Please output every line of the material as it stands, without the pictures.

start Information provided

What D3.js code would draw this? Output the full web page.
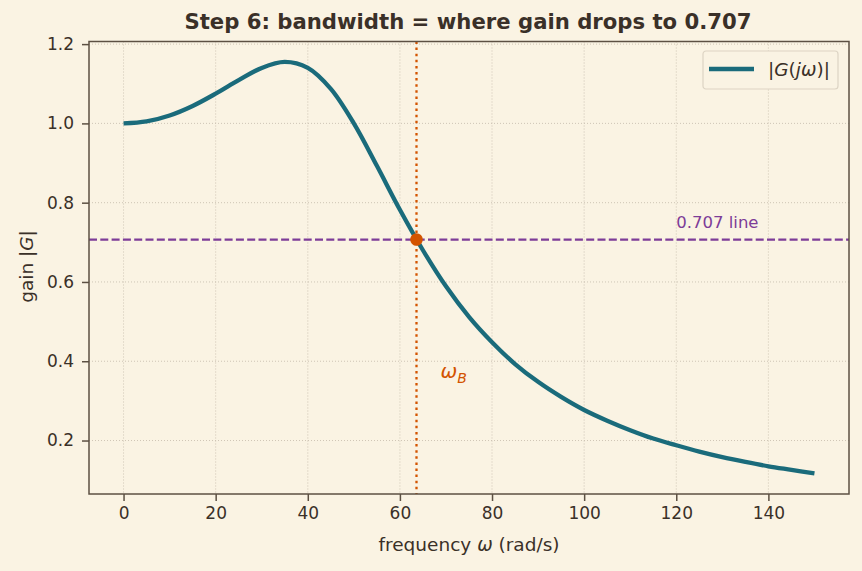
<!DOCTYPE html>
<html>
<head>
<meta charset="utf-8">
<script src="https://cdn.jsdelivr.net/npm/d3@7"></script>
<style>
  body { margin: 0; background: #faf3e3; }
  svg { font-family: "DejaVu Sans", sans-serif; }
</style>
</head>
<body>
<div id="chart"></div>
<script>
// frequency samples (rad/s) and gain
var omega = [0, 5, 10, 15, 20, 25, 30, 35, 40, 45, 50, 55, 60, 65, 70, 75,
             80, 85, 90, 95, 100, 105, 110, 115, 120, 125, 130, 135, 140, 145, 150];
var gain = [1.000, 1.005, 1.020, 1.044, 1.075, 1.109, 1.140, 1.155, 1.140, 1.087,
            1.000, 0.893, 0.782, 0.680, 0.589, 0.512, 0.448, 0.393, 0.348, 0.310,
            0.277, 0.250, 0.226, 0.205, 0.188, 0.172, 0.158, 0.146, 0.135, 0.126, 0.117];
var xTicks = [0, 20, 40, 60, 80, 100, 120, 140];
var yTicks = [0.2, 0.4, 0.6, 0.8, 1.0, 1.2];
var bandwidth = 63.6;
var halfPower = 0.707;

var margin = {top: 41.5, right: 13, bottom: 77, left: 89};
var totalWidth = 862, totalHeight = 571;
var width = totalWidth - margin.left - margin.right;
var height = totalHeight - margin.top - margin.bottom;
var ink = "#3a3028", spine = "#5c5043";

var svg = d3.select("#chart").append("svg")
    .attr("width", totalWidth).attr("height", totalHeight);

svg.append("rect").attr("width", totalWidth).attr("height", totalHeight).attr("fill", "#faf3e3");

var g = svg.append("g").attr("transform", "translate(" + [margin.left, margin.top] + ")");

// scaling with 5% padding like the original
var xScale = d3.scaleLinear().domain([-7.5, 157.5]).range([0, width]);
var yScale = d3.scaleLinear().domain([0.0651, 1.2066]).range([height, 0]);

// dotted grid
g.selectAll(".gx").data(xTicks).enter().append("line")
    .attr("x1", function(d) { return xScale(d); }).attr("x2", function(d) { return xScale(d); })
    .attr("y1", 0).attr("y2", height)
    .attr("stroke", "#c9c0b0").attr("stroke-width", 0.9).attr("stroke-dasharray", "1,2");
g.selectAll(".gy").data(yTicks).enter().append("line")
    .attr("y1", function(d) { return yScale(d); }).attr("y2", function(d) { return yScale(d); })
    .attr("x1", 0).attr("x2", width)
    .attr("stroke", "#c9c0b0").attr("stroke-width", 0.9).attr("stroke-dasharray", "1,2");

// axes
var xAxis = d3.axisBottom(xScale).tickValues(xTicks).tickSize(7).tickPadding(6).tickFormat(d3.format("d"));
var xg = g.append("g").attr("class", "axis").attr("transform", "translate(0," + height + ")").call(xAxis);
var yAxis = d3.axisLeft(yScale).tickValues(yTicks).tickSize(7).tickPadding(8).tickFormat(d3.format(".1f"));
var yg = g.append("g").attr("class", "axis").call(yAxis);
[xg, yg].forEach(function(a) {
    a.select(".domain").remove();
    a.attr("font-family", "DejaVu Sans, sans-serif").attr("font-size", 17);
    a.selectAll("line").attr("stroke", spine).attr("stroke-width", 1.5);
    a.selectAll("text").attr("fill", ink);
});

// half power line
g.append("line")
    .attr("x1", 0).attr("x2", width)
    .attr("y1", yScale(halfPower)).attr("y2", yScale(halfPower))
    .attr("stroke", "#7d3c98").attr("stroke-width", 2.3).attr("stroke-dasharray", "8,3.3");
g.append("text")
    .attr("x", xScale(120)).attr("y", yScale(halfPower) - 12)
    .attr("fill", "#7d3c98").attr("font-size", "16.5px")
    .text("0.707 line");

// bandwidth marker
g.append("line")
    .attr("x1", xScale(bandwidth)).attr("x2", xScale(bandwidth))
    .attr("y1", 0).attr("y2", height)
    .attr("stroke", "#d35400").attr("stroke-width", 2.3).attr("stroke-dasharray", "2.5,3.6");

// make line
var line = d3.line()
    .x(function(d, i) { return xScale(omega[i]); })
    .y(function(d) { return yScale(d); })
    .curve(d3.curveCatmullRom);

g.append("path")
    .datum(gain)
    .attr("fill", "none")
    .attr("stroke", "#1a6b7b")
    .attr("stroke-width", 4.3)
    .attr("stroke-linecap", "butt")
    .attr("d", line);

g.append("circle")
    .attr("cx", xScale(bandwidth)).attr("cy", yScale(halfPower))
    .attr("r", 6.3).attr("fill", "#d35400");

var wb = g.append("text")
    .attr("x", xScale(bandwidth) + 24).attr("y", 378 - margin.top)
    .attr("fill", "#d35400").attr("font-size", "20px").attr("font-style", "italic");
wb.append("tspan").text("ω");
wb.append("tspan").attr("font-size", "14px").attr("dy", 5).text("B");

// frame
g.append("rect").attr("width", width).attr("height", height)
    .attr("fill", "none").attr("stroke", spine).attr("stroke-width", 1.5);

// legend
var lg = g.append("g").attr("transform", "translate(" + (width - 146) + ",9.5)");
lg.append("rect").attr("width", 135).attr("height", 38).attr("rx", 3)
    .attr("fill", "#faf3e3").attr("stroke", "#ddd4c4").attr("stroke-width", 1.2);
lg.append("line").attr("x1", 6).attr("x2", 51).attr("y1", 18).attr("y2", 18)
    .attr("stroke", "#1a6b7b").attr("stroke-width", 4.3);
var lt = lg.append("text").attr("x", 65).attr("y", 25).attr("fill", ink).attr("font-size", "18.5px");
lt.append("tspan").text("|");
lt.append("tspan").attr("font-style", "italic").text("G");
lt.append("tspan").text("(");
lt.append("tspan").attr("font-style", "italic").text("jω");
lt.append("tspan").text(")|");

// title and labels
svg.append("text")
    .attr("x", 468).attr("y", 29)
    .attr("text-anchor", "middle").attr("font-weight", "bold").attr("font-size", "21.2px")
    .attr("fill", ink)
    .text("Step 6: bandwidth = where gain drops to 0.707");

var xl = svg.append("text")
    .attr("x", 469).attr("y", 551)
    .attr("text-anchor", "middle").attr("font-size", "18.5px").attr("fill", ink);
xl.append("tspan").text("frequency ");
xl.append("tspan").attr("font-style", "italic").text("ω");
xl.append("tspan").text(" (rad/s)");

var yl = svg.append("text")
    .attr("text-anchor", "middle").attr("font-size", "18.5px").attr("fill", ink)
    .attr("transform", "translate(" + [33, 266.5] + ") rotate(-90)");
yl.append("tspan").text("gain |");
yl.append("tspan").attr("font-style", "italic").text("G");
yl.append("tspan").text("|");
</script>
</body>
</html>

end Information provided

Exercise solution »
What D3.js code would draw this? Output the full web page.
<!DOCTYPE html>
<html>
<head>
<meta charset="utf-8">
<script src="https://cdn.jsdelivr.net/npm/d3@7"></script>
<style>
  body { margin: 0; background: #faf3e3; }
  svg { font-family: "DejaVu Sans", sans-serif; }
</style>
</head>
<body>
<div id="chart"></div>
<script>
// frequency samples (rad/s) and gain
var omega = [0, 5, 10, 15, 20, 25, 30, 35, 40, 45, 50, 55, 60, 65, 70, 75,
             80, 85, 90, 95, 100, 105, 110, 115, 120, 125, 130, 135, 140, 145, 150];
var gain = [1.000, 1.005, 1.020, 1.044, 1.075, 1.109, 1.140, 1.155, 1.140, 1.087,
            1.000, 0.893, 0.782, 0.680, 0.589, 0.512, 0.448, 0.393, 0.348, 0.310,
            0.277, 0.250, 0.226, 0.205, 0.188, 0.172, 0.158, 0.146, 0.135, 0.126, 0.117];
var xTicks = [0, 20, 40, 60, 80, 100, 120, 140];
var yTicks = [0.2, 0.4, 0.6, 0.8, 1.0, 1.2];
var bandwidth = 63.6;
var halfPower = 0.707;

var margin = {top: 41.5, right: 13, bottom: 77, left: 89};
var totalWidth = 862, totalHeight = 571;
var width = totalWidth - margin.left - margin.right;
var height = totalHeight - margin.top - margin.bottom;
var ink = "#3a3028", spine = "#5c5043";

var svg = d3.select("#chart").append("svg")
    .attr("width", totalWidth).attr("height", totalHeight);

svg.append("rect").attr("width", totalWidth).attr("height", totalHeight).attr("fill", "#faf3e3");

var g = svg.append("g").attr("transform", "translate(" + [margin.left, margin.top] + ")");

// scaling with 5% padding like the original
var xScale = d3.scaleLinear().domain([-7.5, 157.5]).range([0, width]);
var yScale = d3.scaleLinear().domain([0.0651, 1.2066]).range([height, 0]);

// dotted grid
g.selectAll(".gx").data(xTicks).enter().append("line")
    .attr("x1", function(d) { return xScale(d); }).attr("x2", function(d) { return xScale(d); })
    .attr("y1", 0).attr("y2", height)
    .attr("stroke", "#c9c0b0").attr("stroke-width", 0.9).attr("stroke-dasharray", "1,2");
g.selectAll(".gy").data(yTicks).enter().append("line")
    .attr("y1", function(d) { return yScale(d); }).attr("y2", function(d) { return yScale(d); })
    .attr("x1", 0).attr("x2", width)
    .attr("stroke", "#c9c0b0").attr("stroke-width", 0.9).attr("stroke-dasharray", "1,2");

// axes
var xAxis = d3.axisBottom(xScale).tickValues(xTicks).tickSize(7).tickPadding(6).tickFormat(d3.format("d"));
var xg = g.append("g").attr("class", "axis").attr("transform", "translate(0," + height + ")").call(xAxis);
var yAxis = d3.axisLeft(yScale).tickValues(yTicks).tickSize(7).tickPadding(8).tickFormat(d3.format(".1f"));
var yg = g.append("g").attr("class", "axis").call(yAxis);
[xg, yg].forEach(function(a) {
    a.select(".domain").remove();
    a.attr("font-family", "DejaVu Sans, sans-serif").attr("font-size", 17);
    a.selectAll("line").attr("stroke", spine).attr("stroke-width", 1.5);
    a.selectAll("text").attr("fill", ink);
});

// half power line
g.append("line")
    .attr("x1", 0).attr("x2", width)
    .attr("y1", yScale(halfPower)).attr("y2", yScale(halfPower))
    .attr("stroke", "#7d3c98").attr("stroke-width", 2.3).attr("stroke-dasharray", "8,3.3");
g.append("text")
    .attr("x", xScale(120)).attr("y", yScale(halfPower) - 12)
    .attr("fill", "#7d3c98").attr("font-size", "16.5px")
    .text("0.707 line");

// bandwidth marker
g.append("line")
    .attr("x1", xScale(bandwidth)).attr("x2", xScale(bandwidth))
    .attr("y1", 0).attr("y2", height)
    .attr("stroke", "#d35400").attr("stroke-width", 2.3).attr("stroke-dasharray", "2.5,3.6");

// make line
var line = d3.line()
    .x(function(d, i) { return xScale(omega[i]); })
    .y(function(d) { return yScale(d); })
    .curve(d3.curveCatmullRom);

g.append("path")
    .datum(gain)
    .attr("fill", "none")
    .attr("stroke", "#1a6b7b")
    .attr("stroke-width", 4.3)
    .attr("stroke-linecap", "butt")
    .attr("d", line);

g.append("circle")
    .attr("cx", xScale(bandwidth)).attr("cy", yScale(halfPower))
    .attr("r", 6.3).attr("fill", "#d35400");

var wb = g.append("text")
    .attr("x", xScale(bandwidth) + 24).attr("y", 378 - margin.top)
    .attr("fill", "#d35400").attr("font-size", "20px").attr("font-style", "italic");
wb.append("tspan").text("ω");
wb.append("tspan").attr("font-size", "14px").attr("dy", 5).text("B");

// frame
g.append("rect").attr("width", width).attr("height", height)
    .attr("fill", "none").attr("stroke", spine).attr("stroke-width", 1.5);

// legend
var lg = g.append("g").attr("transform", "translate(" + (width - 146) + ",9.5)");
lg.append("rect").attr("width", 135).attr("height", 38).attr("rx", 3)
    .attr("fill", "#faf3e3").attr("stroke", "#ddd4c4").attr("stroke-width", 1.2);
lg.append("line").attr("x1", 6).attr("x2", 51).attr("y1", 18).attr("y2", 18)
    .attr("stroke", "#1a6b7b").attr("stroke-width", 4.3);
var lt = lg.append("text").attr("x", 65).attr("y", 25).attr("fill", ink).attr("font-size", "18.5px");
lt.append("tspan").text("|");
lt.append("tspan").attr("font-style", "italic").text("G");
lt.append("tspan").text("(");
lt.append("tspan").attr("font-style", "italic").text("jω");
lt.append("tspan").text(")|");

// title and labels
svg.append("text")
    .attr("x", 468).attr("y", 29)
    .attr("text-anchor", "middle").attr("font-weight", "bold").attr("font-size", "21.2px")
    .attr("fill", ink)
    .text("Step 6: bandwidth = where gain drops to 0.707");

var xl = svg.append("text")
    .attr("x", 469).attr("y", 551)
    .attr("text-anchor", "middle").attr("font-size", "18.5px").attr("fill", ink);
xl.append("tspan").text("frequency ");
xl.append("tspan").attr("font-style", "italic").text("ω");
xl.append("tspan").text(" (rad/s)");

var yl = svg.append("text")
    .attr("text-anchor", "middle").attr("font-size", "18.5px").attr("fill", ink)
    .attr("transform", "translate(" + [33, 266.5] + ") rotate(-90)");
yl.append("tspan").text("gain |");
yl.append("tspan").attr("font-style", "italic").text("G");
yl.append("tspan").text("|");
</script>
</body>
</html>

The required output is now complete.